Os EUA aprovaram recentemente, no Senado, a criação de um enquadramento legal para as ‘stablecoins’. Esta legislação que passou, denominada GENIUS Act, é posta em causa pelo Chief Investment Officer (CIO) da Amundi, Vincent Mortier. O responsável pelos ativos da maior gestora europeia acredita que “pode ser genial ou pode ser maléfico”.
A lei que passou no Senado americano obriga a que as ‘stablecoins’ sejam indexadas ao dólar. Após passar na Câmara dos Representantes, a legislação segue para a aprovação de Donald Trump. A preocupação com esta nova lei é que leve a uma “dolarização” das economias, caso as populações comecem a investir nestes ativos.
A JPMorgan prevê que o volume de ‘stablecoins’ em circulação duplique para perto de 425 mil milhões de euros ao longo dos próximos anos. Contudo, outras estimativas vão mais longe e apontam que pode ir até 1,7 biliões. Atualmente, cerca de 98% das ‘stablecoins’ em circulação estão indexadas ao dólar, mas mais de 80% das transações com estes ativos ocorrem fora dos EUA.
A ligação ao dólar americano vai levar à compra de obrigações do Tesouro dos EUA, o que beneficia o país em termos de liquidez, mas pode trazer outros problemas. Mortier explica que, com esta legislação, “cria-se uma alternativa ao dólar americano e isso pode levar a um maior enfraquecimento do dólar”. O gestor, em entrevista à agência Reuters, alerta que, se um país está a impulsionar uma ‘stablecoin’, isso pode ser entendido como uma “mensagem de que o dólar não é assim tão forte”.
Mortier revela que ainda não está certo na sua opinião sobre ‘stablecoins’. No entanto, sublinha a preocupação do impacto que uma compra massiva destes ativos pode ter na estabilidade financeira. O CIO da Amundi é responsável pelos 2 biliões de euros em ativos sob gestão, nenhum dos quais é em criptoativos.
Recorde-se que a aversão a ‘stablecoins’ não é incomum no velho continente. O Banco Central Europeu (BCE) tem feito campanha para o avanço do euro digital como forma de contornar os criptoativos. Na sua última presença no Parlamento Europeu, a presidente do BCE apelou aos eurodeputados para que fizessem este projeto avançar. Também o ministro das Finanças de Itália se manifestou sobre isto. Giancarlo Giorgetti acredita que as políticas americanas relativas a esta questão são “ainda mais perigosas” para a estabilidade financeira europeia do que a guerra comercial de Trump.

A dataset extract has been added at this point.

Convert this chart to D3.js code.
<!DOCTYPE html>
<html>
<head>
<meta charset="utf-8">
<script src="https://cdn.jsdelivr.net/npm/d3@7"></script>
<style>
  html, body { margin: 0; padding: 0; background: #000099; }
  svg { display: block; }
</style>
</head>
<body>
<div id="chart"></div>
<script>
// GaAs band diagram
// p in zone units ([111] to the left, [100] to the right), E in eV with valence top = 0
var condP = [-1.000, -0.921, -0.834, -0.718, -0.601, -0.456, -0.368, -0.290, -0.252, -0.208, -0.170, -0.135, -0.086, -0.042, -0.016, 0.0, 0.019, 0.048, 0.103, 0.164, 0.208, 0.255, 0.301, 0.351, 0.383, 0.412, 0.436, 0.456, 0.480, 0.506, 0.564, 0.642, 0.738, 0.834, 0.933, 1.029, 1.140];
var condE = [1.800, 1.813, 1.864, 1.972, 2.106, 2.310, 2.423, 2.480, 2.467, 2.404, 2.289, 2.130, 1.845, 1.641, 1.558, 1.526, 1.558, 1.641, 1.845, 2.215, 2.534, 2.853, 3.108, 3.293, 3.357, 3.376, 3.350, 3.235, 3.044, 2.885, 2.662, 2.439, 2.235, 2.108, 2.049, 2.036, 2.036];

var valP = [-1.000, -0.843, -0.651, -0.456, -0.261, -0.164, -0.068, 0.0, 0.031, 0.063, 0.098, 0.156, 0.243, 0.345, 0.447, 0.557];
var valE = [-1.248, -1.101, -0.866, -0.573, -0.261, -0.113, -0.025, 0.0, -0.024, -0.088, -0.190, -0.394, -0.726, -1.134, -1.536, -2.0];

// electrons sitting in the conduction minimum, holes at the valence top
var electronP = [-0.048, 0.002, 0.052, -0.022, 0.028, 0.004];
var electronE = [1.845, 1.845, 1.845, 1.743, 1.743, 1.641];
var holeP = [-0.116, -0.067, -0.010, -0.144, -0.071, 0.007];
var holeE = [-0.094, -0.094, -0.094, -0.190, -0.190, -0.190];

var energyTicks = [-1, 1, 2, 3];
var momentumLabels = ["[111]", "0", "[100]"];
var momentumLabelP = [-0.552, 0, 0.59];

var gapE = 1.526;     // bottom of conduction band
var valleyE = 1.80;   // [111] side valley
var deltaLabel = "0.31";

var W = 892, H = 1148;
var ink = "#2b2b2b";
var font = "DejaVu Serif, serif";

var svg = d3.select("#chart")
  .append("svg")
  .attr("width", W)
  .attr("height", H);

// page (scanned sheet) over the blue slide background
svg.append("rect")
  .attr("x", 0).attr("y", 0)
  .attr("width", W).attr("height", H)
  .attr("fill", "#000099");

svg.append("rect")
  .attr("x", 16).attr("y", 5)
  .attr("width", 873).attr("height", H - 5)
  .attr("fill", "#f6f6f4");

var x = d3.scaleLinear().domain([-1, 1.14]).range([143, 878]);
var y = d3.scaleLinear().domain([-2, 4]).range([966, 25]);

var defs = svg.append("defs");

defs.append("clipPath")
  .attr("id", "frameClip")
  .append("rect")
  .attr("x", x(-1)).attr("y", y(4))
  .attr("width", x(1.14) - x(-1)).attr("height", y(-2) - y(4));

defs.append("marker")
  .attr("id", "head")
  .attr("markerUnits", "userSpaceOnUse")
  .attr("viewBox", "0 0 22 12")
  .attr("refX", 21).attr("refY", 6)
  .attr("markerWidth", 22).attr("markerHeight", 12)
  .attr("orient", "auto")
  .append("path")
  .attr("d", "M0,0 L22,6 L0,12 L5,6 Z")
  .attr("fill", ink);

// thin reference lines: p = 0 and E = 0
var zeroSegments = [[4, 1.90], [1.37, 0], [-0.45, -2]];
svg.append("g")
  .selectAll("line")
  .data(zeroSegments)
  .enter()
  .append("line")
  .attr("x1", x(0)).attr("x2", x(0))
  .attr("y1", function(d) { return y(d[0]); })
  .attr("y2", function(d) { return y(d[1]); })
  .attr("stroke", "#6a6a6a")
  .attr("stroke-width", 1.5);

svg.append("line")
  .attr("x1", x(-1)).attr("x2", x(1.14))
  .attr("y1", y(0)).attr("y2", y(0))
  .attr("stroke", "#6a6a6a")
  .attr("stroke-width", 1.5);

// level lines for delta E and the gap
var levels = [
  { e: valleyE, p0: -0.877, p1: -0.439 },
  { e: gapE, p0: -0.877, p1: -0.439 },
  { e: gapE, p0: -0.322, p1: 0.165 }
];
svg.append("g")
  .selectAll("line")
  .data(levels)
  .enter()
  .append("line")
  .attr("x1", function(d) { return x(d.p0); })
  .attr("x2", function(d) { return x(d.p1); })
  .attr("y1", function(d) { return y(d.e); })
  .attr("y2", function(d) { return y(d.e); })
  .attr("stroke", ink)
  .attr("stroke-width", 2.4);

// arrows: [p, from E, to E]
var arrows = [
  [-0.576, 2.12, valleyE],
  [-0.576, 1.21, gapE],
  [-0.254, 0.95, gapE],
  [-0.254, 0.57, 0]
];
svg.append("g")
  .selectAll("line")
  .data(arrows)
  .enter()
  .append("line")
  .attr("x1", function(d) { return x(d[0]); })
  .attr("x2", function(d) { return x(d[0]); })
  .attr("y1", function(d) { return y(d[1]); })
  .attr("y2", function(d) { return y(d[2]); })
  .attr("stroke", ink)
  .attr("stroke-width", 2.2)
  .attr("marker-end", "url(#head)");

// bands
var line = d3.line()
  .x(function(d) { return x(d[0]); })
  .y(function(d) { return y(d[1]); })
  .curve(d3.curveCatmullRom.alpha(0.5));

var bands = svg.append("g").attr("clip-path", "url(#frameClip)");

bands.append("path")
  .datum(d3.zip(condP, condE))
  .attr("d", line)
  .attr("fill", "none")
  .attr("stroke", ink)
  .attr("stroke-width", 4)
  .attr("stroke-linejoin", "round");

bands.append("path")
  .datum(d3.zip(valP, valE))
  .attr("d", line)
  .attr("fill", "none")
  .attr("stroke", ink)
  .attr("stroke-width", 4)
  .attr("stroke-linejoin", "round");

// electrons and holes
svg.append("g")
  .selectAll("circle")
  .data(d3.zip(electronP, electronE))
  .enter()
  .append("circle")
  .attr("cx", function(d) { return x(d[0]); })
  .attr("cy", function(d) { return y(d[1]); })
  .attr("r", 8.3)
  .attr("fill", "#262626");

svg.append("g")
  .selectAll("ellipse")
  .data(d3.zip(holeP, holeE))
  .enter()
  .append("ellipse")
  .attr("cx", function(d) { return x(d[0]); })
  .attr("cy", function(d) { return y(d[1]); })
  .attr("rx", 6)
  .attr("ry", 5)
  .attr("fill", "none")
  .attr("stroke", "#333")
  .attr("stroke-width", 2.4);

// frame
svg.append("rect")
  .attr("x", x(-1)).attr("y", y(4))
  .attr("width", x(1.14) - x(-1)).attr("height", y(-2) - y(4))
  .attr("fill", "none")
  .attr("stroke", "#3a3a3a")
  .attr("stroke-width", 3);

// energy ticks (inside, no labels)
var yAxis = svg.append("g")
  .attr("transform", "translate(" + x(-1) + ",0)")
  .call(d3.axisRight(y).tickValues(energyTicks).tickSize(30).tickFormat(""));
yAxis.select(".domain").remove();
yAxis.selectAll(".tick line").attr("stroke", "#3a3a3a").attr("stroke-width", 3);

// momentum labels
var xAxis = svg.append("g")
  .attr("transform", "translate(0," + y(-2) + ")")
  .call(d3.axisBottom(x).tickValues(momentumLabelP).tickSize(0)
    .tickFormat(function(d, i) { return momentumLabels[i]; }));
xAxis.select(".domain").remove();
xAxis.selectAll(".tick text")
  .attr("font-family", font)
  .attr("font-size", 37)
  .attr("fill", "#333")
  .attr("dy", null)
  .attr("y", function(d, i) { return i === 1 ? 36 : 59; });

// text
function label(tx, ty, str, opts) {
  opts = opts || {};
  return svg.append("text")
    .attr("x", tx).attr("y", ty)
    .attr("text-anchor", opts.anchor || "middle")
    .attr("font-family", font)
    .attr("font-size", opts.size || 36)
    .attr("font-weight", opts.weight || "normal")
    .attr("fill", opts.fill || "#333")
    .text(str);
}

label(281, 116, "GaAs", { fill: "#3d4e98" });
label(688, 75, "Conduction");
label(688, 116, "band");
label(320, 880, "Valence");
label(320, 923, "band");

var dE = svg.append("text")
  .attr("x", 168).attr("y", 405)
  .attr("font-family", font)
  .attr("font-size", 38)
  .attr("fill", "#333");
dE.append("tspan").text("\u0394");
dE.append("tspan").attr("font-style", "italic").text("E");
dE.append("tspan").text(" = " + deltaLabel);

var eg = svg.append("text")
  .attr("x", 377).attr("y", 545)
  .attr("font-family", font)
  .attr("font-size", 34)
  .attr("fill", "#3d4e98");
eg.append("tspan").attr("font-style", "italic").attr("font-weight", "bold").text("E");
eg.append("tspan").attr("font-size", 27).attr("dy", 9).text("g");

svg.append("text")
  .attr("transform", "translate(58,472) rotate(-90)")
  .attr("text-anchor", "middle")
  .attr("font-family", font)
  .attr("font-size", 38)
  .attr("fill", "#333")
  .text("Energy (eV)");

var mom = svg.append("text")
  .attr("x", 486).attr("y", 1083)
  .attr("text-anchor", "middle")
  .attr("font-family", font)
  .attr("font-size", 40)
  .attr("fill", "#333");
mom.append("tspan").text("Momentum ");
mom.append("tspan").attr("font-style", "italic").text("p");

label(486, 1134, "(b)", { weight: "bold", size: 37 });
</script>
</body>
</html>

O ministro italiano argumenta que o fácil acesso ao dólar, sem necessitar de um banco norte-americano, pode ser atrativo para milhões de pessoas e pode colocar em risco a soberania monetária de um país. Também o Bank for International Settlements (BIS) lançou um aviso nesta semana sobre ‘stablecoins’ e os riscos associados às mesmas, desde a questão da soberania monetária à transparência e a possibilidade de fuga de capital de economias emergentes.

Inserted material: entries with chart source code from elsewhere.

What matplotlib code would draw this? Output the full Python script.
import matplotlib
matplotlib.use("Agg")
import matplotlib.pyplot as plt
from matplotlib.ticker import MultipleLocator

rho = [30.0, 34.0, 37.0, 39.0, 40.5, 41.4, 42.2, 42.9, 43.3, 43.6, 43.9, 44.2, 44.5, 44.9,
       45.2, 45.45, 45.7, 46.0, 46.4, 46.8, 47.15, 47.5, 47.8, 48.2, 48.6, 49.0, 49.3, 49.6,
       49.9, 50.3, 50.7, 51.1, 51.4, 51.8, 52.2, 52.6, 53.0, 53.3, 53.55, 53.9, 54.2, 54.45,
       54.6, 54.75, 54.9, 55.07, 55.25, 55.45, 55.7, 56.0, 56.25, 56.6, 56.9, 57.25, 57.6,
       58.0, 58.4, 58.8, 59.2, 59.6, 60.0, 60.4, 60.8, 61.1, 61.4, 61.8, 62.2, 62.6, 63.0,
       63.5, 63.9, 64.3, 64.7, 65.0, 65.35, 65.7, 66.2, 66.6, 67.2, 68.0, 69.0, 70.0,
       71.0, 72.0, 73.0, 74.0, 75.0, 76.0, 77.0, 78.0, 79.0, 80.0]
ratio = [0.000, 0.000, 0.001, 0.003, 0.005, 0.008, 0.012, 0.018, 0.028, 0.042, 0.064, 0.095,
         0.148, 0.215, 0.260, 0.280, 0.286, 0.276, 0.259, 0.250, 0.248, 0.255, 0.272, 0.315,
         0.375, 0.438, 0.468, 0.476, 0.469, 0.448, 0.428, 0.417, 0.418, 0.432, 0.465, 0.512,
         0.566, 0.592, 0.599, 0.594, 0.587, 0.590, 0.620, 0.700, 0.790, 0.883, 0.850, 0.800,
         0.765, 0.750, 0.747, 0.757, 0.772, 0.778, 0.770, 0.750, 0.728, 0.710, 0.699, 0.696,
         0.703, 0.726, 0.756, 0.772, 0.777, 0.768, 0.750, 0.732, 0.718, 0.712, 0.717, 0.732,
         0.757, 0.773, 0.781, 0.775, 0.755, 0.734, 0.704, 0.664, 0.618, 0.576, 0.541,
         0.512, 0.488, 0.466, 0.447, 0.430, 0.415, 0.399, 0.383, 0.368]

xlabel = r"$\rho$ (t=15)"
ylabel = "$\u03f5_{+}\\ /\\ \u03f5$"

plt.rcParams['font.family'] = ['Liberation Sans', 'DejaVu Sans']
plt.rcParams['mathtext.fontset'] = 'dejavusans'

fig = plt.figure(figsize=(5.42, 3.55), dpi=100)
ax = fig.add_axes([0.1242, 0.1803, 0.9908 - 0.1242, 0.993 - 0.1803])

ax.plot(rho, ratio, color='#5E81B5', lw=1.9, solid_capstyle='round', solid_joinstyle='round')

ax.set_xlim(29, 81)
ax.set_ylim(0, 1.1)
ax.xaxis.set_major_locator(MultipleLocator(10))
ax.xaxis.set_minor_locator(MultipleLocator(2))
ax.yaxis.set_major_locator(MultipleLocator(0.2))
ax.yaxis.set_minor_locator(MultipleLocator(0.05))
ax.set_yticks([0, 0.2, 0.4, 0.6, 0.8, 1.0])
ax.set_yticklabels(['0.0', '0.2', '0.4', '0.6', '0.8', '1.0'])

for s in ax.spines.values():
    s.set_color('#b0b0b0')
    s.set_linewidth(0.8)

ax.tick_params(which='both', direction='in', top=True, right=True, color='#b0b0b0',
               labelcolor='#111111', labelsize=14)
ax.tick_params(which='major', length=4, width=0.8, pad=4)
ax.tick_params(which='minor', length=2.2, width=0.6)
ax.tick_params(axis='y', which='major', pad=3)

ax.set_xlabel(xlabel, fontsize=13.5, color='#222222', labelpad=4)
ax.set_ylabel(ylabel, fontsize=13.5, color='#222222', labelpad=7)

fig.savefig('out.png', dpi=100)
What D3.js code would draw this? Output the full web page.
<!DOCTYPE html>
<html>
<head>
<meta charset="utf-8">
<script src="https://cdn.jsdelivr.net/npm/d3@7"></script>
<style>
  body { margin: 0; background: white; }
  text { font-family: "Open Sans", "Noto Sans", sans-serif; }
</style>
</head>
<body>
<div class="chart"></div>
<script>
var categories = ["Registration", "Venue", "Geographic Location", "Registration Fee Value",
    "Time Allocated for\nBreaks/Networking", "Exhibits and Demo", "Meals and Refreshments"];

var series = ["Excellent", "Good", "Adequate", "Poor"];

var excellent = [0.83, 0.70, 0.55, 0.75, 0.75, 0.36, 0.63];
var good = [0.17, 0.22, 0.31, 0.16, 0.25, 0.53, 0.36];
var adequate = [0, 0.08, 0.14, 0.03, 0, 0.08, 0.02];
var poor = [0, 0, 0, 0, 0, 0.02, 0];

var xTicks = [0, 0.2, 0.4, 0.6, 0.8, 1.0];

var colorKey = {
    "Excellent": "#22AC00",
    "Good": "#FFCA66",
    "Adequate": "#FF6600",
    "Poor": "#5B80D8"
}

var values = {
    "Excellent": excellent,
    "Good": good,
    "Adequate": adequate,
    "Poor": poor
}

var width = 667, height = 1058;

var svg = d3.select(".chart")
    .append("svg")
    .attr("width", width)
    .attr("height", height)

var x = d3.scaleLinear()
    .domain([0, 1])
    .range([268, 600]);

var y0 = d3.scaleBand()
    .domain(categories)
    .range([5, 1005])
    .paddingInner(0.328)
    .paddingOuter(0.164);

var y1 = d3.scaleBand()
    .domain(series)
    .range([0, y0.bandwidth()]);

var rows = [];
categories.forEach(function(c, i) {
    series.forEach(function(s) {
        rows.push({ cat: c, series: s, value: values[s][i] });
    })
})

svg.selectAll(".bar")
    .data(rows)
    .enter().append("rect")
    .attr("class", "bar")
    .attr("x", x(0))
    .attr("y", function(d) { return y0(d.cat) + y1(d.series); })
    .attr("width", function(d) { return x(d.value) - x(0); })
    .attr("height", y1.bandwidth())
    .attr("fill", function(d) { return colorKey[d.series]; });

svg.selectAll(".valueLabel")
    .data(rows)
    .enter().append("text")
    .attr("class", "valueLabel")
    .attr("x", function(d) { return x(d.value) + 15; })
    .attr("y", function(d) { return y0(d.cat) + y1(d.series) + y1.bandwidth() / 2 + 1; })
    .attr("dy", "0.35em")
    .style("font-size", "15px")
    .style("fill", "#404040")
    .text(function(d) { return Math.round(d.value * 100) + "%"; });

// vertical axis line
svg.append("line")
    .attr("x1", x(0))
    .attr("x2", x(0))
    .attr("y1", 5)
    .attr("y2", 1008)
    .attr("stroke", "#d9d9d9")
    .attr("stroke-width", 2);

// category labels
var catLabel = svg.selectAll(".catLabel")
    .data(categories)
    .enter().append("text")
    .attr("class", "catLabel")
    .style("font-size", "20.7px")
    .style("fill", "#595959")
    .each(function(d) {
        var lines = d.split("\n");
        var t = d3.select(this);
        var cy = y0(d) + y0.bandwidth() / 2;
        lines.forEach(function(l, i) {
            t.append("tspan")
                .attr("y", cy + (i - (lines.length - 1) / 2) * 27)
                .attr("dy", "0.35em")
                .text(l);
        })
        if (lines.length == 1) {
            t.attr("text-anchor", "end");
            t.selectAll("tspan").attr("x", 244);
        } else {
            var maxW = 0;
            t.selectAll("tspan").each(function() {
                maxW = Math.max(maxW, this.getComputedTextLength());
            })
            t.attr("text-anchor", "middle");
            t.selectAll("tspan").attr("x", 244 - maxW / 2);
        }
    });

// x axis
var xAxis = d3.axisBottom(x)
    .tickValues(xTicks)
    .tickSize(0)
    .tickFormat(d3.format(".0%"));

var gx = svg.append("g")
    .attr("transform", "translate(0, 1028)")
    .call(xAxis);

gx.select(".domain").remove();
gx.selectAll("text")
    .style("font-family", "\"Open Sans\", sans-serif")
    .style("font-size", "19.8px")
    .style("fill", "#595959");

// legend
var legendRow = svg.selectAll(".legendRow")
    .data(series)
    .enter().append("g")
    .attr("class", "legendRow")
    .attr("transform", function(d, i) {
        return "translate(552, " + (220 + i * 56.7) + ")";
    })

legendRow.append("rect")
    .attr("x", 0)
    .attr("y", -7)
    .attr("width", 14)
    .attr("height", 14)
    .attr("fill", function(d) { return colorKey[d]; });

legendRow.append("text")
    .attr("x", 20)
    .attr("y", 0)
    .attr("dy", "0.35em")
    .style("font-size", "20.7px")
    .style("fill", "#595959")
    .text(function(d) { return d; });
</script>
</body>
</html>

A presidente do supervisor europeu reforçou de novo, no Fórum do BCE que decorreu nesta semana em Sintra, os perigos associados a ‘stablecoins’ e àquilo que vê como uma possível “privatização do dinheiro”. A líder do BCE acredita que o dinheiro é um “bem público” e é dever dos bancos centrais zelar pela sua proteção.
Além de ativo de reserva, Mortier lembra que as empresa detentoras de ‘stablecoins’ iriam funcionar como “quasi-banks”, no sentido em que as pessoas iriam depositar o dinheiro lá partindo do princípio de que o podem levantar quando quiserem, usando também isto como meio de pagamento. Neste sentido, “pode destabilizar o sistema de pagamentos global”, alerta. “Não me parece que seja uma boa ideia”, avisa o gestor.